No one would have called this project Agile—not by a long shot. But Feature Crews looked a lot like Scrum Teams. Those bi-weekly dogfood releases led to some sprint-like practices, and the regular demos worked a lot like sprint demos. And with just a little squinting, our “team of teams” organization acted a lot like an Agile Release Train, with meetings run very similarly to Scrum of Scrums.
It was several more years before the organization took the leap to formal Agile frameworks, but by then the scaffolding was already in place. With these little starting elements (and more introduced milestone by milestone) the organization made the transition very naturally.
What it tells us
There are several takeaways from the way this project went. A lot of them will be familiar already to Agilists: start with a few changes, keep your scope focused, build on and share successes, and collect and act on feedback. But one I really want to highlight is the value of experimenting, even in a really large organization.
We undertook all these changes as an experiment, but with buyoff at every level of the organization. This was a huge, complex project with a vast range of different team types, working styles, and challenges within it. We didn’t drop in a cookie-cutter Agile process, but instead came up with changes the organization could tolerate that we thought would still make a difference. And that’s what succeeded, and that’s why people took to it so well, too.
The key to sneaking Agile into a team is tolerable, practical changes. Focus on small steps and single tools that will give people a sense of control and some excitement over the possibilities for future growth. And there are a lot of small-chunk Agile techniques and concepts that you can implement on traditional waterfall teams:
Kanban Boards and WIP limits
Small teams, or at least focused sub-teams (i.e. “Feature Crews”)
Working from a prioritized backlog
Moving from grand functional specifications to granular user stories
Partial or full Test Driven Development / Behavior Driven Development
Pair Programming
Internal bi-weekly releases (i.e. internal sprints)
Regularly scheduled team / feature demos
In-flight retrospectives for internal improvements (rather than waiting for an end of project post-mortem)
Daily (or regular) standup meetings to organize daily teamwork
And probably more (please add a comment if you think of anything I’ve missed here)!

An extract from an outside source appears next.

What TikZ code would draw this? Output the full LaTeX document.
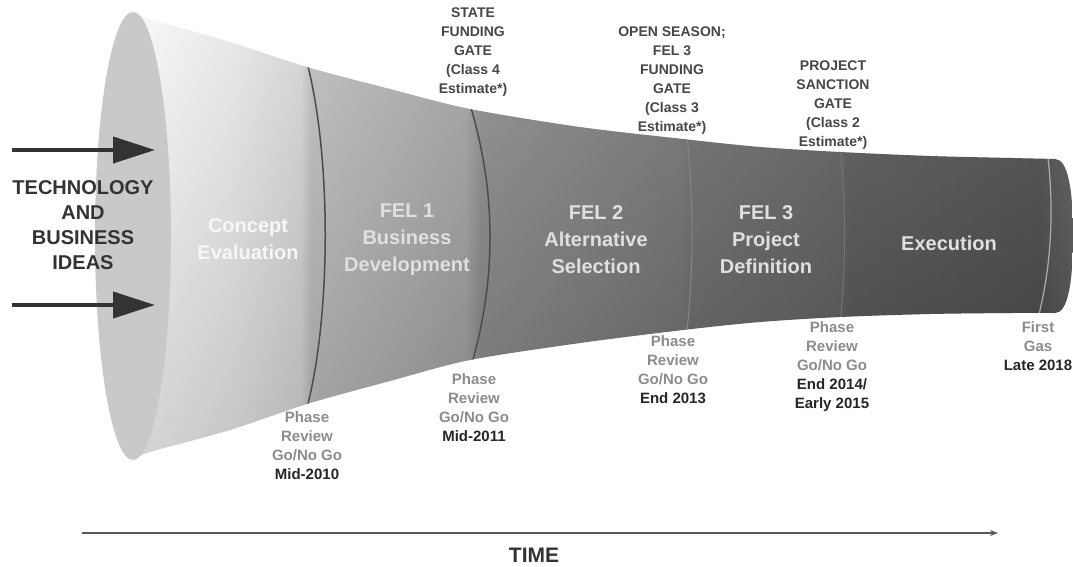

There’s one other topic to touch on here, which is that some people have had bad experiences with poorly planned or badly managed Agile transformations. This can leave them with a strong negative association with anything “Agile,” often for understandable reasons. Feel out the organization’s environment before introducing these concepts. You might have to rename or reframe ideas to get such people to buy in. Be subtle and clever as you hide the Agile vegetables under the mashed potatoes. Also, if someone calls you out for it, rather than pushing harder, draw them out about their experiences and get them to help you figure out a good setup for the project.
For example, I worked in one organization that was very anti-SAFe (Scaled Agile Framework). Despite implementing what was basically a modified SAFe transformation, we avoided using most SAFe terms to finesse the subject with upper management. For example, we called Release Train Engineers “Chief Scrum Masters.” It may seem a bit of a silly compromise, but it helped us get buy-in.
Again, Agile is about improving where it’s practical to do so. That’s a broadly applicable attitude. Small chunks of Agile are useful even without the full framework but getting people on board with you is key. If that means compromise (or telling your kids that fish sticks are “ocean chicken nuggets”), you’re still helping.